-- Short problem --
Locate each line below that includes "this" and reproduce it.
---------- Provided data
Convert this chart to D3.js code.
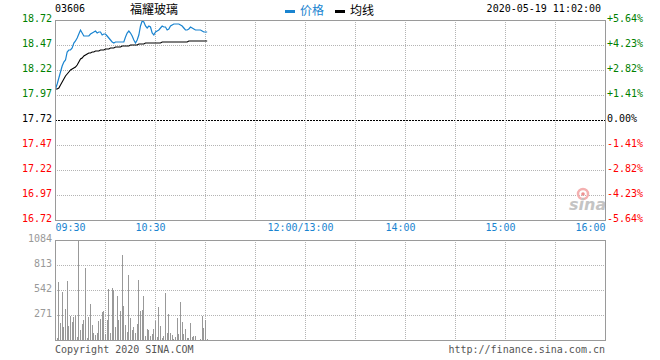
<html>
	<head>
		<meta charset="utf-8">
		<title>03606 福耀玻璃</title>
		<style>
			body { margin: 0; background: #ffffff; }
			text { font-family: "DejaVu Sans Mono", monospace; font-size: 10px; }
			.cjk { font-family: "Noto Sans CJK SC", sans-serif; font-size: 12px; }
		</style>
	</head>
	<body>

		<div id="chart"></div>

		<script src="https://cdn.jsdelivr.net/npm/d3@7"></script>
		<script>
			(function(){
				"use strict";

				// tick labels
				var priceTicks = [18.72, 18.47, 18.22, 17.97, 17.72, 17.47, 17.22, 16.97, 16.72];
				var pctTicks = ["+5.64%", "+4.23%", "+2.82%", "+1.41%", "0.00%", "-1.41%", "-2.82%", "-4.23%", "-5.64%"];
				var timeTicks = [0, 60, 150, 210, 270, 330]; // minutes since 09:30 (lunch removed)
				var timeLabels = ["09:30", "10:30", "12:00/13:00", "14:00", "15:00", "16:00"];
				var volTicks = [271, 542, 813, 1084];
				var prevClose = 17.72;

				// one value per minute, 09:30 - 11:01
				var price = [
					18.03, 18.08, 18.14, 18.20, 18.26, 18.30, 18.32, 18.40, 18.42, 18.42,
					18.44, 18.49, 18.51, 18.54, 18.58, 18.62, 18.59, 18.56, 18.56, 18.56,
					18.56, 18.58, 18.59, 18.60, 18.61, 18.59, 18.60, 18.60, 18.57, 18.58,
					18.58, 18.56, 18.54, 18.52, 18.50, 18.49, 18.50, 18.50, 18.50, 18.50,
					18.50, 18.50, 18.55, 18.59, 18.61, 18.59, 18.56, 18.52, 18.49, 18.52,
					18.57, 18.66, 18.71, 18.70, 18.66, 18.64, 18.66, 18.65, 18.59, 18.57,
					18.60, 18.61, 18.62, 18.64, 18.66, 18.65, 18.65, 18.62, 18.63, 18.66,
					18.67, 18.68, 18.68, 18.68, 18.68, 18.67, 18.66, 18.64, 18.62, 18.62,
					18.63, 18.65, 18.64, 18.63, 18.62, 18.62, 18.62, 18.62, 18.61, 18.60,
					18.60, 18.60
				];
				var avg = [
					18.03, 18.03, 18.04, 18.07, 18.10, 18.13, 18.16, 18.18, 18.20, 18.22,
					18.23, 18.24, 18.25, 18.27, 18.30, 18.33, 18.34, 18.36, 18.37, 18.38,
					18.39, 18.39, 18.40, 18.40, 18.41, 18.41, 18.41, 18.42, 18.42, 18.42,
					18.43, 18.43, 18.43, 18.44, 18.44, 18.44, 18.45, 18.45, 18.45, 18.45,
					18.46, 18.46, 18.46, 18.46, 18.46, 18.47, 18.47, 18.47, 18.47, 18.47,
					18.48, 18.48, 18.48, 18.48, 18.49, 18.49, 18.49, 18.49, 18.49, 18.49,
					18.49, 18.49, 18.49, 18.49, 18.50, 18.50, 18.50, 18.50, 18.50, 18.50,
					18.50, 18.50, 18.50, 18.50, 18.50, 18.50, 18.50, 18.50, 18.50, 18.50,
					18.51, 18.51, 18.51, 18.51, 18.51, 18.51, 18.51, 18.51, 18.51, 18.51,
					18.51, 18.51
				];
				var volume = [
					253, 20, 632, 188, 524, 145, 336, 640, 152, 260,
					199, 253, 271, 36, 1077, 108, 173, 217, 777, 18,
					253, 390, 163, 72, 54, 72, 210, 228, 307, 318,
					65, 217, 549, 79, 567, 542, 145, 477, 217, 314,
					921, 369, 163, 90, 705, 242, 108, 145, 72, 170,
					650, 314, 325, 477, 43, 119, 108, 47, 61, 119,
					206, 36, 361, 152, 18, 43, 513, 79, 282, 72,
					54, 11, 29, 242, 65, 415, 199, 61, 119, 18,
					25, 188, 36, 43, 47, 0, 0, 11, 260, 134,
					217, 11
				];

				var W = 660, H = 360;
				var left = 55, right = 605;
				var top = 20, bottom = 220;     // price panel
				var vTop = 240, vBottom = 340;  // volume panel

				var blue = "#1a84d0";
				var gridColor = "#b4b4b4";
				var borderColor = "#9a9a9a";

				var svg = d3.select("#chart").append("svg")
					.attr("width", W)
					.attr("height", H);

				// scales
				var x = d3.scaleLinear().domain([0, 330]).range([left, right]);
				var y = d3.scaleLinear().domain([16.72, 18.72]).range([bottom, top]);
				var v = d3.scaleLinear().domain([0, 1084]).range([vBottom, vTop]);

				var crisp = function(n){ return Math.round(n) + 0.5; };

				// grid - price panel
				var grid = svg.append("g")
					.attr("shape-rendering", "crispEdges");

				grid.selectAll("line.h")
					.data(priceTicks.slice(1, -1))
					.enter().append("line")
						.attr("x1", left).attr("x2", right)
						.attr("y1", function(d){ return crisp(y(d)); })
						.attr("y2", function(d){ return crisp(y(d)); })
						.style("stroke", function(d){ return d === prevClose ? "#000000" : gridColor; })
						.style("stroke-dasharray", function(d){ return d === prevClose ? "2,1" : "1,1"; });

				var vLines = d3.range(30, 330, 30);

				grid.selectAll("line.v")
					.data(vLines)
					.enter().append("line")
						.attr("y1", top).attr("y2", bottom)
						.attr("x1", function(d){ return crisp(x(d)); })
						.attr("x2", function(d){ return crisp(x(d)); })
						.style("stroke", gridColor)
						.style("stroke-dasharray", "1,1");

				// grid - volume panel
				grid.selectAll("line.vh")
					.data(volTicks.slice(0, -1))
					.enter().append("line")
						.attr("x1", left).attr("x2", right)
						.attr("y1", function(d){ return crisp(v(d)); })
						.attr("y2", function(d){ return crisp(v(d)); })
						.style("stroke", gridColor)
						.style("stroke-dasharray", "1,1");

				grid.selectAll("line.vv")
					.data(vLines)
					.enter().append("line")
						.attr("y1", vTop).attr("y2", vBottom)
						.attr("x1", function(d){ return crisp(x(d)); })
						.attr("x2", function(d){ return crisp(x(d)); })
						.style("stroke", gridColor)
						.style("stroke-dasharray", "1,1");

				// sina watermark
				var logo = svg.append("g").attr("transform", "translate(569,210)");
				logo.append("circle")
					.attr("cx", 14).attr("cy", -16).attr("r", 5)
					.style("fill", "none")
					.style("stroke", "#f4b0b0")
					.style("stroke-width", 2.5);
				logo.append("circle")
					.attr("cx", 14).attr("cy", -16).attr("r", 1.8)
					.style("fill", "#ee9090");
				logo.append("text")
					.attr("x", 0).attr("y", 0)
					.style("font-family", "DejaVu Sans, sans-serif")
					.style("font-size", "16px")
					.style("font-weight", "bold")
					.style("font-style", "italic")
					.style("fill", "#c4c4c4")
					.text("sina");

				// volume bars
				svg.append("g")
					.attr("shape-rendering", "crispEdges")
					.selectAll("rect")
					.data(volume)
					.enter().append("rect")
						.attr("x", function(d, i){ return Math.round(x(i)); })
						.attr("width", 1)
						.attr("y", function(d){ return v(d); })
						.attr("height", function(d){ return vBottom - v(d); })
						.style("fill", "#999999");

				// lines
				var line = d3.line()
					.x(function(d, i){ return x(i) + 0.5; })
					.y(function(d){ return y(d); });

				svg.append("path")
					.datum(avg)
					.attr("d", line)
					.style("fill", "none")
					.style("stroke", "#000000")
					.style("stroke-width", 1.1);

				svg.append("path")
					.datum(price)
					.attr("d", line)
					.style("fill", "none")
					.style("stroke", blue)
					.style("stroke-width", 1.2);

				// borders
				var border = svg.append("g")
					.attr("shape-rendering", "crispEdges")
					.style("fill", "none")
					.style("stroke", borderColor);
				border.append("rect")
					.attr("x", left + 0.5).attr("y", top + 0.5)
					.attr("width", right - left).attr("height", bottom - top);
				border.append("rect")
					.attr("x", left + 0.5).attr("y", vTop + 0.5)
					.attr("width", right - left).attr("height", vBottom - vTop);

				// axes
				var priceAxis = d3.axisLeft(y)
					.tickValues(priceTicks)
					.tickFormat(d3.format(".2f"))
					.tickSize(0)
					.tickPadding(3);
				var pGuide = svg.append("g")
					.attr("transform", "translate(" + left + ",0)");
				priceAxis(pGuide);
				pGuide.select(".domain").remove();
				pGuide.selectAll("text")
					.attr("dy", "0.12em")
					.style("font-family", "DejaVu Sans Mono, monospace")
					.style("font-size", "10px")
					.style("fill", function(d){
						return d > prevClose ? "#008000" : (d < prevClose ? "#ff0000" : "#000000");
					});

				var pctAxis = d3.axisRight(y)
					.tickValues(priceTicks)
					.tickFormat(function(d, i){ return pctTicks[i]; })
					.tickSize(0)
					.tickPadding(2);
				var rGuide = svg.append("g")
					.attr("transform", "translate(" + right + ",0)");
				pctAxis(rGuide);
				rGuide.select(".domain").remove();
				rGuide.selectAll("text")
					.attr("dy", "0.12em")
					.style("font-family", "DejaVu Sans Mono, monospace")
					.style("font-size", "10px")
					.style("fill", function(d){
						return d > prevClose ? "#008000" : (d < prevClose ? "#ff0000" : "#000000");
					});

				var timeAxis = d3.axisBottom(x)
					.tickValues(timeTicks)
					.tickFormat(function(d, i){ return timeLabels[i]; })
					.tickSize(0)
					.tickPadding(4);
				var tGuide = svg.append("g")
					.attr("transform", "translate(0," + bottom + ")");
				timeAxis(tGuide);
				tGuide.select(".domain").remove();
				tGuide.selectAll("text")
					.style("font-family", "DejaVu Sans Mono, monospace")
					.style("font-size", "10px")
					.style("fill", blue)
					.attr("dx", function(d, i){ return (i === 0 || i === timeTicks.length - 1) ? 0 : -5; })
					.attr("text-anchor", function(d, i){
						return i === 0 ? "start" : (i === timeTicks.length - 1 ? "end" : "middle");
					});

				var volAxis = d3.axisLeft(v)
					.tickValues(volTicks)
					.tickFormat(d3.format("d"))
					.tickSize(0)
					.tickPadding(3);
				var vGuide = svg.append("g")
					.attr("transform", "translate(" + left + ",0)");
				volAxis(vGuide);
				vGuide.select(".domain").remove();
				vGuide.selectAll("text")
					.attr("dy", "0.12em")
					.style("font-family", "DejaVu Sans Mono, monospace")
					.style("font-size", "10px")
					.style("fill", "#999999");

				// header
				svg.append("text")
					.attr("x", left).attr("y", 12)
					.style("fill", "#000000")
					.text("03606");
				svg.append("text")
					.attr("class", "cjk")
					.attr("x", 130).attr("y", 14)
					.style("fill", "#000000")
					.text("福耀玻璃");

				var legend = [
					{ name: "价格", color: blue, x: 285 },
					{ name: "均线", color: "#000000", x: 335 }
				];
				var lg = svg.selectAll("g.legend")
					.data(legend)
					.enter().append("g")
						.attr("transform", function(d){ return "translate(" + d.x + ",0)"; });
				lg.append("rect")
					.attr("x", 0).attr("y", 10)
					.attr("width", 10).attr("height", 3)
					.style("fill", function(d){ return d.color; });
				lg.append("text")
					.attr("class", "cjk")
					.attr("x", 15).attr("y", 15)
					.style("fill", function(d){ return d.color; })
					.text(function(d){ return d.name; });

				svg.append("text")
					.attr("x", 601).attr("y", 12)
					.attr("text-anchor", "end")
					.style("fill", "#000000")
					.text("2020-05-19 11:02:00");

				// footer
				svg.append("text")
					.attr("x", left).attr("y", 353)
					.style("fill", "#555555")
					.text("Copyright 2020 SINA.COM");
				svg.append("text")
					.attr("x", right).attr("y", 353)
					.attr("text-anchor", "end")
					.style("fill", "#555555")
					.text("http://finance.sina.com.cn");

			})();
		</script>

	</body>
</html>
--------------------
---------- Provided data
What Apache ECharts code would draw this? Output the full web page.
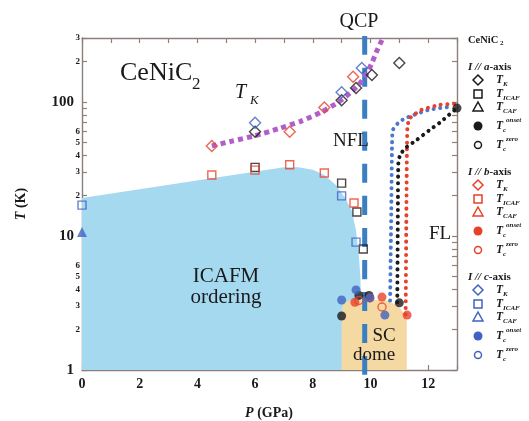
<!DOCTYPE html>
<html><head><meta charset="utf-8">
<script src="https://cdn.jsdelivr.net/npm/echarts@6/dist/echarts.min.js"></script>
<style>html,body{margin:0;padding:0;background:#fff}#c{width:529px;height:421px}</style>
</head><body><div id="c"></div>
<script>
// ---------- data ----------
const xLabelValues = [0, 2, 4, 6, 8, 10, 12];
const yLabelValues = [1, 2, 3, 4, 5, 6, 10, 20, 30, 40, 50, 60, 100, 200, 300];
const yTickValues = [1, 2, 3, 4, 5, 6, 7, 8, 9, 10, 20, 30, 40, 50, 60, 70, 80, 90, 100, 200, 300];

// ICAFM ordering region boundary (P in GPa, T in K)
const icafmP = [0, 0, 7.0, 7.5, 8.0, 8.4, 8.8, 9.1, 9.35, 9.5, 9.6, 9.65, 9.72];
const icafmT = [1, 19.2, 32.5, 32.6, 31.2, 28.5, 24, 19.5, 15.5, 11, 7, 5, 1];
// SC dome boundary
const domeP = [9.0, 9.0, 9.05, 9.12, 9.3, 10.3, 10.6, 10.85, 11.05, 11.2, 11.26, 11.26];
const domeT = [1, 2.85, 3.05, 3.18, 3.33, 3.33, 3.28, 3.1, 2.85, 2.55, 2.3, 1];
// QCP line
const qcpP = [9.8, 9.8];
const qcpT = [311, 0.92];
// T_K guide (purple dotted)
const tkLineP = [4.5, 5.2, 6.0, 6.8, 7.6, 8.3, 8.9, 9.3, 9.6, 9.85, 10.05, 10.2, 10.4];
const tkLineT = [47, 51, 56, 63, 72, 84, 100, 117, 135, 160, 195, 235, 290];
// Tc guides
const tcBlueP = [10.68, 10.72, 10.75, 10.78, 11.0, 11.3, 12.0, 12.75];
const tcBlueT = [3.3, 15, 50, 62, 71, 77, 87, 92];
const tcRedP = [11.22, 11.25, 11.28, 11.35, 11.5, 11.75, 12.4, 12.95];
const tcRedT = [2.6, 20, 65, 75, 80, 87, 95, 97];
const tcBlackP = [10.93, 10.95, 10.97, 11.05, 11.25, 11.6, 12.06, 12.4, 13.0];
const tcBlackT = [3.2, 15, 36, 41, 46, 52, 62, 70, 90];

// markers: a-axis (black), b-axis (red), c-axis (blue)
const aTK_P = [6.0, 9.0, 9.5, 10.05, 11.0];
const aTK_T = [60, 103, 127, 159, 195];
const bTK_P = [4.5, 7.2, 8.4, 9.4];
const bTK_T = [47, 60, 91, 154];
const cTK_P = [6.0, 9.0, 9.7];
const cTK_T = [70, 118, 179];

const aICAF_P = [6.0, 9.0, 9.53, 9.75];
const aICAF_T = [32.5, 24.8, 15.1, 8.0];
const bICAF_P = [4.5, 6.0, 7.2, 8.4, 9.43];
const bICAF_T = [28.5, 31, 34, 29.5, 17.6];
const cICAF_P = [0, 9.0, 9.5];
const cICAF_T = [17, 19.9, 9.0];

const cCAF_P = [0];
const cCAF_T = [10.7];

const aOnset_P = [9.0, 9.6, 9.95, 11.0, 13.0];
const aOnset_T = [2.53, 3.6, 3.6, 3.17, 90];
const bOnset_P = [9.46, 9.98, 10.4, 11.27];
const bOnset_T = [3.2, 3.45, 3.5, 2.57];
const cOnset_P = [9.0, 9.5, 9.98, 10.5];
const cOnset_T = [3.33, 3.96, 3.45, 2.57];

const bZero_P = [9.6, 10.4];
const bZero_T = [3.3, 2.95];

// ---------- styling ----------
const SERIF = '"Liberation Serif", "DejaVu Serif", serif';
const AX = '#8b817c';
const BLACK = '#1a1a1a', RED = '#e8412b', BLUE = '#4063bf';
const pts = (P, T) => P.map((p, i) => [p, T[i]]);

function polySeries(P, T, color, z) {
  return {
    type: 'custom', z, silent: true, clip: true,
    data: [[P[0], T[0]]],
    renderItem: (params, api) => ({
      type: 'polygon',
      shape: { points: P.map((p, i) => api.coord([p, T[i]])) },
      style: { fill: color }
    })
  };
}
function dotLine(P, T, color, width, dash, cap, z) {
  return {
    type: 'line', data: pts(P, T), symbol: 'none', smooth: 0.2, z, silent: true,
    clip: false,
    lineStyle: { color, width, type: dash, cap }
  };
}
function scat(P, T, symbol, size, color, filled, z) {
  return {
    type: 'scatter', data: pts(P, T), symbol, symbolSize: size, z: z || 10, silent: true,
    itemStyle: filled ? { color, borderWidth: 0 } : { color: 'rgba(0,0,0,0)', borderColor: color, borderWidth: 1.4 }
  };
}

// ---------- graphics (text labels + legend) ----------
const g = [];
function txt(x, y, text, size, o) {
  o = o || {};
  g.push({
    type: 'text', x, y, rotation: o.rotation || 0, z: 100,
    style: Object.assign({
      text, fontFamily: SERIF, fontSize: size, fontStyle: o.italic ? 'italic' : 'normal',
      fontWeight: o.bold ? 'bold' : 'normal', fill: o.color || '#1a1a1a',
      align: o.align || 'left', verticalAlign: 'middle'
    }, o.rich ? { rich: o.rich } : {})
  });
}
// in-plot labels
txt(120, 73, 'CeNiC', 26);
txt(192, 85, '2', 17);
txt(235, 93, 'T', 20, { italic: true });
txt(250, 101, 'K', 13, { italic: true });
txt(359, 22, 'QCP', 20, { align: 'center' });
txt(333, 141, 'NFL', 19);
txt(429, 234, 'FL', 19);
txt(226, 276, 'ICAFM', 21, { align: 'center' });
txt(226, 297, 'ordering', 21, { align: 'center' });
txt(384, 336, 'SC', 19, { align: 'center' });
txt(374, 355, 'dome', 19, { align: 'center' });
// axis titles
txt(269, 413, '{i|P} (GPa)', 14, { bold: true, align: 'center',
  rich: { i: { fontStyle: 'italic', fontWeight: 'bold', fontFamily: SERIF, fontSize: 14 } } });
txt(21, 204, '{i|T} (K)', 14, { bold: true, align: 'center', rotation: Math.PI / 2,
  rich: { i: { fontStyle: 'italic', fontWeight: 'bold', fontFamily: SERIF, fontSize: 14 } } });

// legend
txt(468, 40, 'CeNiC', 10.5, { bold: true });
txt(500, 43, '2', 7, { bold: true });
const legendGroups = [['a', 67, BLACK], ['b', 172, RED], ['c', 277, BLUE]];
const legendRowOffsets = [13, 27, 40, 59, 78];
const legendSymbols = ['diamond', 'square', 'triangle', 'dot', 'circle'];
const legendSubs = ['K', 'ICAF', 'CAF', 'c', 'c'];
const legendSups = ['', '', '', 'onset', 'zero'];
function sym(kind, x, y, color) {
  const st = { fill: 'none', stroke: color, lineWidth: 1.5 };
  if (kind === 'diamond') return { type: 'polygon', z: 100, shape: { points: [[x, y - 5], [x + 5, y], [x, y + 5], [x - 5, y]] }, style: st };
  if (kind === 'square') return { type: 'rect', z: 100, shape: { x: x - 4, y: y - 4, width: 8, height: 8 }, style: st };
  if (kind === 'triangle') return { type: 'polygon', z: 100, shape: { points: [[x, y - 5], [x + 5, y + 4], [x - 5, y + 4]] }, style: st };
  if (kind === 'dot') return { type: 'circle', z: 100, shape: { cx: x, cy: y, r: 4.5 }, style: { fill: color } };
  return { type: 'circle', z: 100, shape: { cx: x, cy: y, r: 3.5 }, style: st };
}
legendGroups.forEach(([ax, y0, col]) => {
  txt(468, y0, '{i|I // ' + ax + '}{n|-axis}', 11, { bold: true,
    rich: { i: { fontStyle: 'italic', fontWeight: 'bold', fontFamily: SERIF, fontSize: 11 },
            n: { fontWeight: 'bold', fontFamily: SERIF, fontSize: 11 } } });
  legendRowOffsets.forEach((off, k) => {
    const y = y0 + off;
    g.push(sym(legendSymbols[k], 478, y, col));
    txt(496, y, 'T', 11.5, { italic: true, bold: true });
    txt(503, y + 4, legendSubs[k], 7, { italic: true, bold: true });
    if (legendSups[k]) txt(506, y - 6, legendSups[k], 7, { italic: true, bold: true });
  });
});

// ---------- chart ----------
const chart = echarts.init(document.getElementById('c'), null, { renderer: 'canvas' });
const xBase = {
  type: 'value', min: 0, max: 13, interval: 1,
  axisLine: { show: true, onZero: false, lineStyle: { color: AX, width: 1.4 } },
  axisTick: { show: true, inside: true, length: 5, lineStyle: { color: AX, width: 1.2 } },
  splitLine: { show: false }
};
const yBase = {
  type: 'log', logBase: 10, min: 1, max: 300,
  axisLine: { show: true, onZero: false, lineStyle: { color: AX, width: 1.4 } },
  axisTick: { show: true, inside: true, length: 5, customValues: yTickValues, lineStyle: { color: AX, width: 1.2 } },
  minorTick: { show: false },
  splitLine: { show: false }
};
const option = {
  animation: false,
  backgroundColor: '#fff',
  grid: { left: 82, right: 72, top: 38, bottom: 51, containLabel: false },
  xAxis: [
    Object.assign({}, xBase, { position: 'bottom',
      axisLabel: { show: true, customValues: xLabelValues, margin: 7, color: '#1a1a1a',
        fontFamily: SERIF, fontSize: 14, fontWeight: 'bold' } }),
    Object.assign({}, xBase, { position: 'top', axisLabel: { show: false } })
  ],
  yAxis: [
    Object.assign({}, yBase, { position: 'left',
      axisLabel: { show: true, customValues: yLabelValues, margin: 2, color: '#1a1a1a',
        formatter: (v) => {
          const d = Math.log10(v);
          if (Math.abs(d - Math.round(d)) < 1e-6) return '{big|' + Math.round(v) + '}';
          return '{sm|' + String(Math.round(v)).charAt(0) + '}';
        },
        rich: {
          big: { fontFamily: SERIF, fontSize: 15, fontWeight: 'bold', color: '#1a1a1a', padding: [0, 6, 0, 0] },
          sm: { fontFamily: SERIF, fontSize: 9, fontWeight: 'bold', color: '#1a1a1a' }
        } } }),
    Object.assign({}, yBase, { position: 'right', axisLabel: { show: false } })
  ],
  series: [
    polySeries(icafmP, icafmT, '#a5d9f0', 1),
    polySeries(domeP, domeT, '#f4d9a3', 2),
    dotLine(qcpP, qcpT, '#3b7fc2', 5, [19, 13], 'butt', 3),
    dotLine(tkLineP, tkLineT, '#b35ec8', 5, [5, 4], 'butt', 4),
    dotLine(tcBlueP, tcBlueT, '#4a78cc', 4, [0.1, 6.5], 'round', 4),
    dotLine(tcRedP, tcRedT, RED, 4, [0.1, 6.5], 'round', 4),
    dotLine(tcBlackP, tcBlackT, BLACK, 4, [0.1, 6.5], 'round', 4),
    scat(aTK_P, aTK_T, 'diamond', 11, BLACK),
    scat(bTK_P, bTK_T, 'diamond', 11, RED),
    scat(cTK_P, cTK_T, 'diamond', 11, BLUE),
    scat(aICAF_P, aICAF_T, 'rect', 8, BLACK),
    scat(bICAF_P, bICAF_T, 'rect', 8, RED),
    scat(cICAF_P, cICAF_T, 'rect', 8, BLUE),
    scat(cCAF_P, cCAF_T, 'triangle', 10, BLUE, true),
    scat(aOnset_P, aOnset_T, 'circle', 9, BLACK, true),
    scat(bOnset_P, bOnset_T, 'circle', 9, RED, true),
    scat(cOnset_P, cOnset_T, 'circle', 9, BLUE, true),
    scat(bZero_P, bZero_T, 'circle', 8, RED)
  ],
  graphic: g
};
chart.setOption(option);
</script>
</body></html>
--------------------
---------- Provided data
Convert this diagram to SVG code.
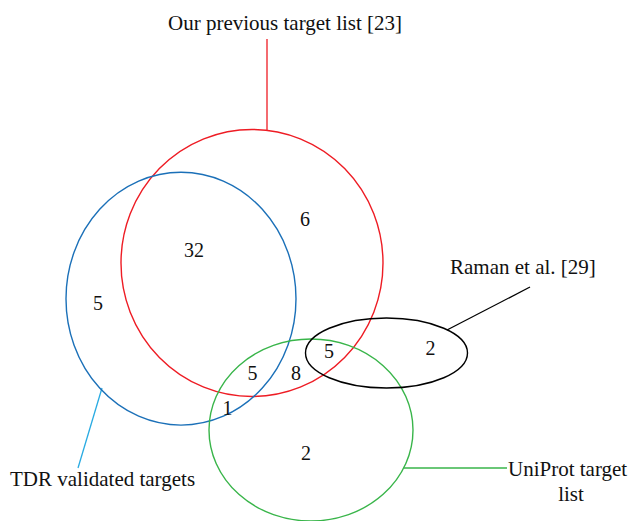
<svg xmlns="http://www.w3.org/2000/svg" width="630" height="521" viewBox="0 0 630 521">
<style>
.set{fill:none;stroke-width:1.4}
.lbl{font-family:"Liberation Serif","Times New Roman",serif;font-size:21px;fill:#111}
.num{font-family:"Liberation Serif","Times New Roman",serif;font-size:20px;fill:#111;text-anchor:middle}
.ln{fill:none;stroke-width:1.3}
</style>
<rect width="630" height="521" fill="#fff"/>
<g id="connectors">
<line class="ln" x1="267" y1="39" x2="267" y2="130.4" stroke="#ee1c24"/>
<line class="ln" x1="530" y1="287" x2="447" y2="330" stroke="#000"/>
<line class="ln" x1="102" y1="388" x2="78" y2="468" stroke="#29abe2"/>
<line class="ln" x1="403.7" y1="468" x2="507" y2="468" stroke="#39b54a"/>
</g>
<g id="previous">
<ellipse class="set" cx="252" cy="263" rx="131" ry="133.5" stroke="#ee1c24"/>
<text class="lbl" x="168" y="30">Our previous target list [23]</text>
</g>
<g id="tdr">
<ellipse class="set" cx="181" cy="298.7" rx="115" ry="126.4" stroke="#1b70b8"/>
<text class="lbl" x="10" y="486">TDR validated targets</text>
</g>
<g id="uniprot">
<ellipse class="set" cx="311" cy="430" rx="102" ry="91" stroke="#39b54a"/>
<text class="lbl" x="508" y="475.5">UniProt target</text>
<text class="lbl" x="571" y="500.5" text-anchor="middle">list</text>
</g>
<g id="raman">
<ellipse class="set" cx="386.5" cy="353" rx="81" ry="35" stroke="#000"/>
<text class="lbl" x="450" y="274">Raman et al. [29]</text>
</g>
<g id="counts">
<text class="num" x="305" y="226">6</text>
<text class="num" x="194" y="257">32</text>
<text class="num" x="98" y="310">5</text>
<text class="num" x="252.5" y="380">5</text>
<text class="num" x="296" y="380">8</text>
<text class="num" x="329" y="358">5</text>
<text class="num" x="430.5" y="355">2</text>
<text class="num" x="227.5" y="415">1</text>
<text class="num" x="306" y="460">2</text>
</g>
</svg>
--------------------
-- Complete response --
Convert this chart to D3.js code.
What Apache ECharts code would draw this? Output the full web page.
Convert this diagram to SVG code.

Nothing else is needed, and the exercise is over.